Steven Weber et Bridget Fonda dans « JF partagerait appartement ». On notera le travail de Luciano Tovoli, chef opérateur sur le film.
La partition du brillant compositeur Howard Shore, au même titre que celles de Bridget Fonda et Jennifer Jason Leigh, achèvent de donner à JF partagerait appartement un cachet élégant et séduisant. Un mois plus tard, Bridget Fonda sera à l’affiche de Singles, une comédie romantique attachante rythmée par le grunge rock des années 90, tandis que l’on retrouvera sa partenaire Jennifer Jason Leigh en 1993 dans le culte Short Cuts de Robert Altman.
The Ansonia, un immeuble new-yorkais fameux
L’appartement d’Allison dans JF partagerait appartement est censé se trouver (il s’agit en réalité d’un logement reconstitué en studio) dans l’immeuble baptisé The Ansonia. Situé dans l’Upper West Side de la ville de New York, cet immeuble, construit au début du 20ème siècle sous la direction du multimillionnaire William Earle Dodge Stokes et dessiné par l’architecte français Paul Emile Duboy, servit d’abord de résidence de tourisme de luxe.
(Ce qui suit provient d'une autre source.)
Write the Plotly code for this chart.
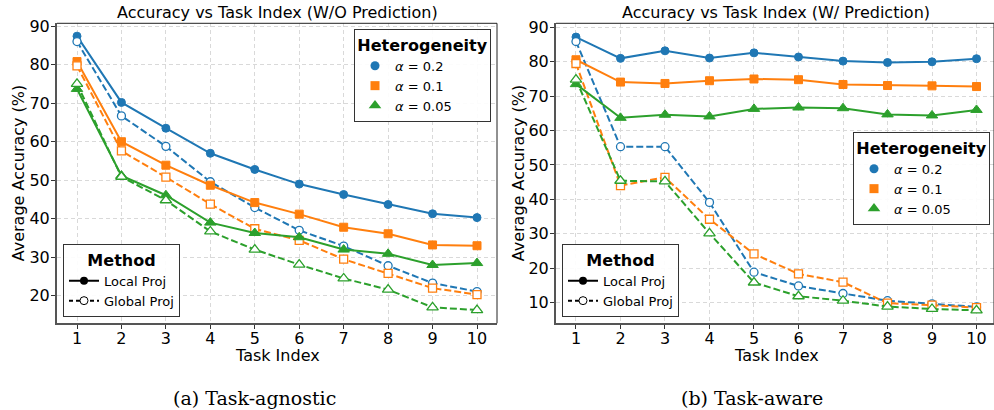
import plotly.graph_objects as go

tasks = list(range(1, 11))
alpha_labels = ["0.2", "0.1", "0.05"]
colors = ["#1f77b4", "#ff7f0e", "#2ca02c"]
symbols = ["circle", "square", "triangle-up"]
msizes = [8, 8, 10]

# (a) Task-agnostic: W/O Prediction
wo_local_02 = [87.4, 70.2, 63.5, 57.0, 52.8, 49.0, 46.3, 43.7, 41.3, 40.3]
wo_global_02 = [86.0, 66.7, 58.8, 49.6, 42.9, 37.0, 32.9, 27.8, 23.3, 21.1]
wo_local_01 = [80.8, 60.0, 53.9, 48.7, 44.2, 41.2, 37.8, 36.1, 33.2, 33.0]
wo_global_01 = [79.7, 57.6, 50.8, 43.8, 37.4, 34.4, 29.5, 25.8, 22.0, 20.3]
wo_local_005 = [73.7, 51.2, 46.1, 39.0, 36.3, 35.2, 32.0, 30.9, 28.0, 28.5]
wo_global_005 = [75.0, 50.9, 44.8, 36.7, 32.0, 28.1, 24.5, 21.6, 17.0, 16.3]

# (b) Task-aware: W/ Prediction
w_local_02 = [87.2, 81.0, 83.2, 81.1, 82.6, 81.4, 80.2, 79.8, 80.0, 80.9]
w_global_02 = [85.9, 55.3, 55.3, 39.1, 18.8, 14.8, 12.6, 10.5, 9.6, 8.7]
w_local_01 = [80.6, 74.1, 73.7, 74.5, 75.0, 74.8, 73.4, 73.1, 73.0, 72.8]
w_global_01 = [79.5, 44.0, 46.4, 34.2, 24.1, 18.3, 15.9, 9.8, 9.2, 8.5]
w_local_005 = [73.5, 63.7, 64.6, 64.1, 66.3, 66.7, 66.5, 64.7, 64.4, 66.0]
w_global_005 = [74.8, 45.4, 45.2, 30.1, 15.8, 11.8, 10.5, 8.8, 8.1, 7.7]

left_local = [wo_local_02, wo_local_01, wo_local_005]
left_global = [wo_global_02, wo_global_01, wo_global_005]
right_local = [w_local_02, w_local_01, w_local_005]
right_global = [w_global_02, w_global_01, w_global_005]

titles = ["Accuracy vs Task Index (W/O Prediction)", "Accuracy vs Task Index (W/ Prediction)"]
captions = ["(a) Task-agnostic", "(b) Task-aware"]
x_title = "Task Index"
y_title = "Average Accuracy (%)"
method_names = ["Local Proj", "Global Proj"]
legend_title_het = "Heterogeneity"
legend_title_method = "Method"

FONT = "DejaVu Sans"
DASH = "7px,3px"

fig = go.Figure()

def add_panel(local, glob, xa, ya):
    for i in range(3):
        fig.add_trace(go.Scatter(
            x=tasks, y=local[i], mode="lines+markers", xaxis=xa, yaxis=ya,
            line=dict(color=colors[i], width=2),
            marker=dict(symbol=symbols[i], size=msizes[i], color=colors[i],
                        line=dict(color=colors[i], width=1)),
            showlegend=False))
        fig.add_trace(go.Scatter(
            x=tasks, y=glob[i], mode="lines+markers", xaxis=xa, yaxis=ya,
            line=dict(color=colors[i], width=2, dash=DASH),
            marker=dict(symbol=symbols[i], size=msizes[i], color="white",
                        line=dict(color=colors[i], width=1.3)),
            showlegend=False))

add_panel(left_local, left_global, "x", "y")
add_panel(right_local, right_global, "x2", "y2")

# legend entries
def add_legends(het_legend, meth_legend):
    for i in range(3):
        fig.add_trace(go.Scatter(
            x=[None], y=[None], mode="markers",
            marker=dict(symbol=symbols[i], size=msizes[i] + 1, color=colors[i]),
            name=f"<i>α</i> = {alpha_labels[i]}", legend=het_legend))
    fig.add_trace(go.Scatter(
        x=[None], y=[None], mode="lines+markers",
        line=dict(color="black", width=2),
        marker=dict(symbol="circle", size=8, color="black"),
        name=method_names[0], legend=meth_legend))
    fig.add_trace(go.Scatter(
        x=[None], y=[None], mode="lines+markers",
        line=dict(color="black", width=2, dash="4px,3px"),
        marker=dict(symbol="circle", size=8, color="white", line=dict(color="black", width=1)),
        name=method_names[1], legend=meth_legend))

add_legends("legend", "legend2")
add_legends("legend3", "legend4")

W, H = 994, 410
ydom = [(H - 323.3) / H, (H - 23.3) / H]
xdom1 = [57 / W, 497 / W]
xdom2 = [556 / W, 1.0]

axis_common = dict(
    showgrid=True, gridcolor="#d9d9d9", griddash="4px,3px", gridwidth=0.8,
    showline=True, linecolor="#555555", linewidth=2,
    ticks="outside", ticklen=4, tickwidth=1.2, tickcolor="#333333",
    tickfont=dict(family=FONT, size=16, color="black"),
    zeroline=False, automargin=False,
)

fig.update_layout(
    width=W, height=H,
    margin=dict(l=0, r=0, t=0, b=0),
    paper_bgcolor="white", plot_bgcolor="white",
    font=dict(family=FONT, color="black"),
    xaxis=dict(domain=xdom1, range=[0.55, 10.45], tickvals=tasks, anchor="y",
               ticklabelstandoff=-5, **axis_common),
    yaxis=dict(domain=ydom, range=[12.86, 90.74], tickvals=[20, 30, 40, 50, 60, 70, 80, 90], anchor="x",
               ticklabelstandoff=-2, **axis_common),
    xaxis2=dict(domain=xdom2, range=[0.551, 10.393], tickvals=tasks, anchor="y2",
                ticklabelstandoff=-5, **axis_common),
    yaxis2=dict(domain=ydom, range=[3.93, 91.2], tickvals=[10, 20, 30, 40, 50, 60, 70, 80, 90], anchor="x2",
                ticklabelstandoff=-2, **axis_common),
)

legend_common = dict(
    bgcolor="rgba(255,255,255,0.9)", bordercolor="#333333", borderwidth=1,
    font=dict(family=FONT, size=13, color="black"),
    xref="paper", yref="paper", tracegroupgap=0,
)
fig.update_layout(
    legend=dict(x=491 / W, y=(H - 29) / H, xanchor="right", yanchor="top",
                title=dict(text=f"<b>{legend_title_het}</b>", side="top center",
                           font=dict(family=FONT, size=16)), **legend_common),
    legend2=dict(x=63 / W, y=(H - 317) / H, xanchor="left", yanchor="bottom",
                 title=dict(text=f"<b>{legend_title_method}</b>", side="top center",
                            font=dict(family=FONT, size=16)), **legend_common),
    legend3=dict(x=990 / W, y=(H - 132) / H, xanchor="right", yanchor="top",
                 title=dict(text=f"<b>{legend_title_het}</b>", side="top center",
                            font=dict(family=FONT, size=16)), **legend_common),
    legend4=dict(x=562 / W, y=(H - 317) / H, xanchor="left", yanchor="bottom",
                 title=dict(text=f"<b>{legend_title_method}</b>", side="top center",
                            font=dict(family=FONT, size=16)), **legend_common),
)

# top/right spines
for xr, yr in [("x domain", "y domain"), ("x2 domain", "y2 domain")]:
    fig.add_shape(type="line", xref=xr, yref=yr, x0=0, x1=1, y0=1, y1=1,
                  line=dict(color="#222222", width=1))
    fig.add_shape(type="line", xref=xr, yref=yr, x0=1, x1=1, y0=0, y1=1,
                  line=dict(color="#222222", width=1))

annots = []
for cx, t in zip([277 / W, 776 / W], titles):
    annots.append(dict(x=cx, y=(H - 12) / H, xref="paper", yref="paper", text=t,
                       showarrow=False, xanchor="center", yanchor="middle",
                       font=dict(family=FONT, size=16, color="black")))
for cx in [277 / W, 776 / W]:
    annots.append(dict(x=cx, y=(H - 355) / H, xref="paper", yref="paper", text=x_title,
                       showarrow=False, xanchor="center", yanchor="middle",
                       font=dict(family=FONT, size=16, color="black")))
for cx in [18 / W, 518 / W]:
    annots.append(dict(x=cx, y=(H - 173.3) / H, xref="paper", yref="paper", text=y_title,
                       showarrow=False, xanchor="center", yanchor="middle", textangle=-90,
                       font=dict(family=FONT, size=16, color="black")))
for cx, c in zip([254 / W, 752 / W], captions):
    annots.append(dict(x=cx, y=(H - 398) / H, xref="paper", yref="paper", text=c,
                       showarrow=False, xanchor="center", yanchor="middle",
                       font=dict(family="DejaVu Serif", size=19, color="black")))
fig.update_layout(annotations=annots)

fig.write_html("out.html", config={"displayModeBar": False},
               post_script="document.body.style.margin='0';document.body.style.padding='0';")
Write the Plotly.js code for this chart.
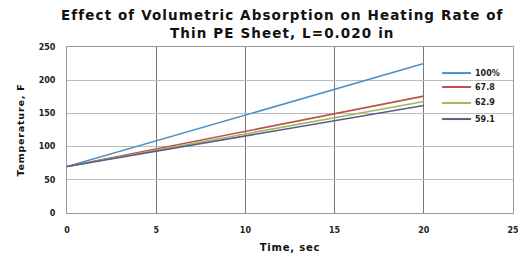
<!DOCTYPE html>
<html><head><meta charset="utf-8">
<script src="https://cdn.plot.ly/plotly-3.0.1.min.js"></script>
<style>html,body{margin:0;padding:0;background:#fff}#c{width:518px;height:257px}
.gtitle{letter-spacing:1.1px}
.xtitle,.ytitle{letter-spacing:0.8px}
</style>
</head><body><div id="c"></div>
<script>
const time = [0, 5, 10, 15, 20];
const seriesNames = ['100%', '67.8', '62.9', '59.1'];
const t100 = [70, 109, 148, 186, 225];
const t678 = [70, 96.5, 123, 149.5, 176];
const t629 = [70, 94.5, 119, 143.5, 168];
const t591 = [70, 93, 116, 139, 162];
const xTicks = [0, 5, 10, 15, 20, 25];
const yTicks = [0, 50, 100, 150, 200, 250];

const colors = ['#4f8fc4', '#c0504d', '#9bbb59', '#5b5a8c'];
const vals = [t100, t678, t629, t591];
const traces = vals.map((v, i) => ({
  x: time, y: v, name: seriesNames[i], type: 'scatter', mode: 'lines',
  line: {color: colors[i], width: 1.6}, showlegend: false
}));
const f = 'DejaVu Sans, sans-serif';
// custom legend (positions in plot-area paper fractions)
const legY = [0.843, 0.759, 0.663, 0.566];
const shapes = [], annotations = [];
seriesNames.forEach((n, i) => {
  shapes.push({type: 'line', xref: 'paper', yref: 'paper', x0: 0.841, x1: 0.906, y0: legY[i], y1: legY[i],
    line: {color: colors[i], width: 2}});
  annotations.push({xref: 'paper', yref: 'paper', x: 0.91, y: legY[i], xanchor: 'left', yanchor: 'middle',
    text: '<b>' + n + '</b>', showarrow: false, font: {family: f, size: 8, color: '#222'}});
});
const layout = {
  width: 518, height: 257,
  margin: {l: 67, r: 5, t: 47, b: 44},
  paper_bgcolor: '#fff', plot_bgcolor: '#fff',
  title: {text: '<b>Effect of Volumetric Absorption on Heating Rate of<br>Thin PE Sheet, L=0.020 in</b>',
    font: {family: f, size: 13.5, color: '#111'}, x: 0.545, xanchor: 'center',
    yref: 'container', y: 0.922, yanchor: 'middle'},
  xaxis: {range: [0, 25], tickvals: xTicks, ticktext: xTicks.map(String),
    showgrid: true, gridcolor: '#777', gridwidth: 1.2, zeroline: false,
    showline: true, linecolor: '#999', mirror: true,
    ticks: 'outside', ticklen: 9, tickcolor: 'rgba(0,0,0,0)', ticklabeloverflow: 'allow',
    tickfont: {family: f, size: 8, color: '#222', weight: 'bold'},
    title: {text: '<b>Time, sec</b>', font: {family: f, size: 10, color: '#111'}, standoff: 10}},
  yaxis: {range: [0, 250], tickvals: yTicks, ticktext: yTicks.map(String),
    showgrid: true, gridcolor: '#bbb', gridwidth: 1, zeroline: false,
    showline: true, linecolor: '#999', mirror: true,
    ticks: 'outside', ticklen: 9, tickcolor: 'rgba(0,0,0,0)',
    tickfont: {family: f, size: 8, color: '#222', weight: 'bold'},
    title: {text: '<b>Temperature, F</b>', font: {family: f, size: 9.5, color: '#111'}, standoff: 12}},
  showlegend: false,
  shapes: shapes, annotations: annotations
};
Plotly.newPlot('c', traces, layout, {displayModeBar: false, staticPlot: true});
</script></body></html>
Il accueillit en son sein des habitants célèbres, dont les compositeurs Yehudi Menuhin, Igor Stravinsky, Sergei Rachmaninoff et Gustav Mahler, ainsi que les comédiennes Angelina Jolie et Natalie Portman. Il a en outre été le cadre de plusieurs scandales, dont le scandale des Black Sox (relatif à une affaire de match de baseball truqué), de même qu’une sombre affaire de chantage impliquant l’actrice, chanteuse et criminelle Buda Godman. Le braqueur Willie Sutton connut sa sixième arrestation alors qu’il prenait son petit-déjeuner à l’Ansonia, en 1930.
Ce bâtiment impressionnant, d’une grande qualité architecturale, apparaît dans plusieurs autres films, dont Les Trois jours du Condor (1975) de Sydney Pollack et plus récemment dans la série TV fantastique 666 Park Avenue.
JF partagerait appartement n'a pas usurpé (malgré ses défauts) sa réputation de petit classique du thriller des années 90, grâce à sa thématique intéressante sur le plan social et psychologique mais surtout à des qualités esthétiques évidentes, et aux nombreux atouts de son casting féminin.